Hearst Corp. Finds Another Way to 'Survive,' Buys into Reality TV Company
|The way of the future?|
The deal was announced today as a partnership between Hearst and Mark Burnett Productions. Hearst does not gain a stake in either show as a result of its part-ownership of the production company.
One of the shows Hearst will get a stake in is ABC's Shark Tank, a reality program in which entrepreneurs pitch their business ideas to "shark" investors. (Maybe some of those start-ups appearing in the corners of the old Chron building will show up to compete.)
The financial details of the deal are not public. But the transaction was done after rumors circulated that the struggling Chronicle plans to start charging for online content as a way to help the newspaper, ahem, survive.

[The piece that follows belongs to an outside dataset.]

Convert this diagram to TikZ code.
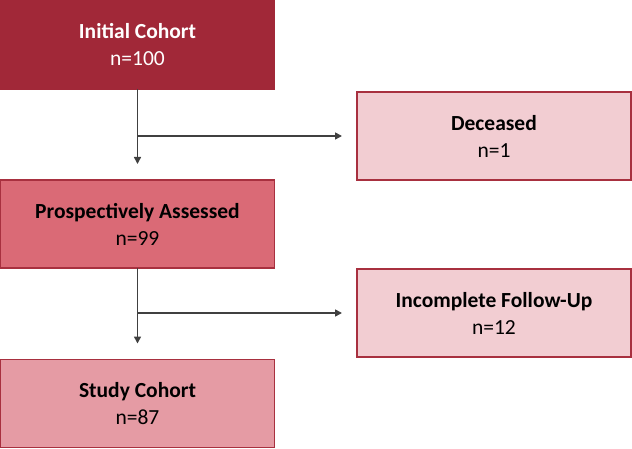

Burnett, whose is responsible for a string of reality show successes, told The New York Times that he hopes to take advantage of Hearst's media platforms, including popular magazines such as Esquire and a cable channel, Lifetime, to purvey new projects.
Scott Sassa, Hearst's president of entertainment and syndication, told the Times that buying into Burnett's company is intended to get Hearst into the business of "nonfiction" programming, whether via television or Internet.
Perhaps this portends some kind of reality TV program that features various ailing metropolitan newspapers vying to survive in the new media world. Can we all say paywall?